Liu was convicted in November 2010 “for promoting and selling offshore funds to Taiwan investors without regulatory approval when she was a licensed representative accredited to CITIC Securities Brokerage (HK) Limited and CITIC Securities Futures (HK) Limited”, the regulator said.
Liu was sentenced by the Taiwan Taipei District Court to four months imprisonment and fined NT$1.2m ($35,700), suspended for four years, the SFC said in a statement.

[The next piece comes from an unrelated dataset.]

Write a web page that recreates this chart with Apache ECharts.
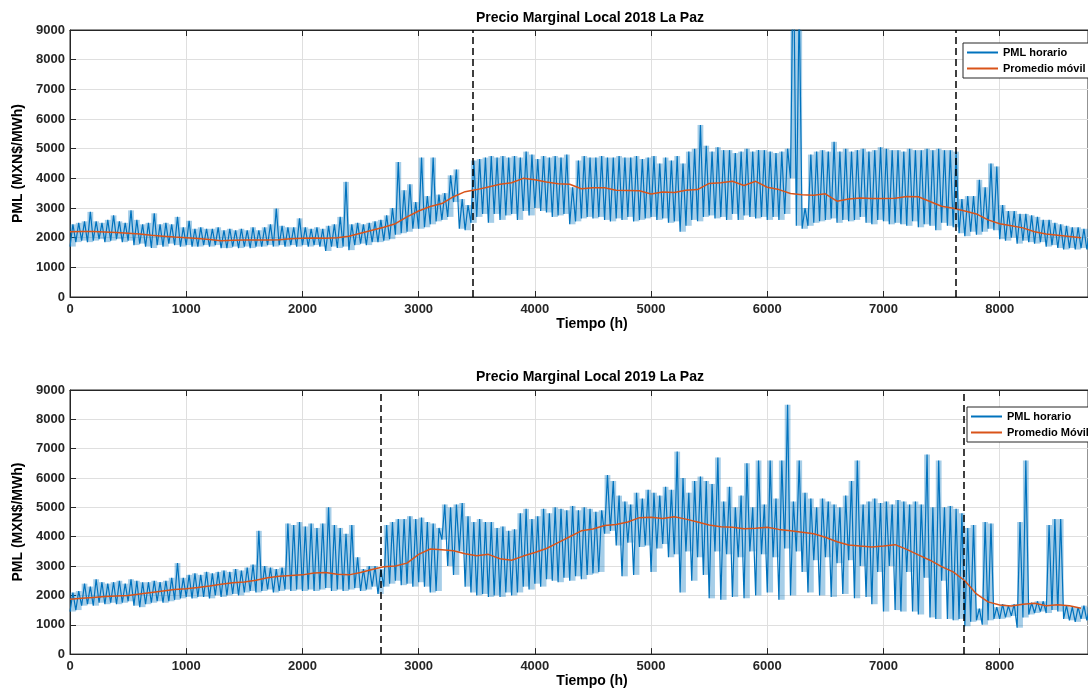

She was also ordered to pay a total sum of NT$300,000 to Taiwan’s National Treasury.
In September 2012, Liu joined the private banking department of the Bank of East Asia as a relationship manager.
Liu “failed to notify the SFC of her criminal conviction in Taiwan in 2010”, the regulator said.
“The SFC also found that Liu had made false declarations to the Bank of East Asia Limited, her subsequent employer, in that she did not disclose the criminal conviction in the job application form and self-declaration form submitted to the bank in 2012.”
Liu disclosed her conviction record in Taiwan on 5 September 2014 to her then supervisor at BEA after she received a letter from the SFC in August 2014 informing her of its investigation into her failure to disclose her conviction in Taiwan to the SFC. She resigned from the bank on 8 September 2014.
She is banned from re-entering the industry for eight months from 19 January 2016 to 18 September 2016.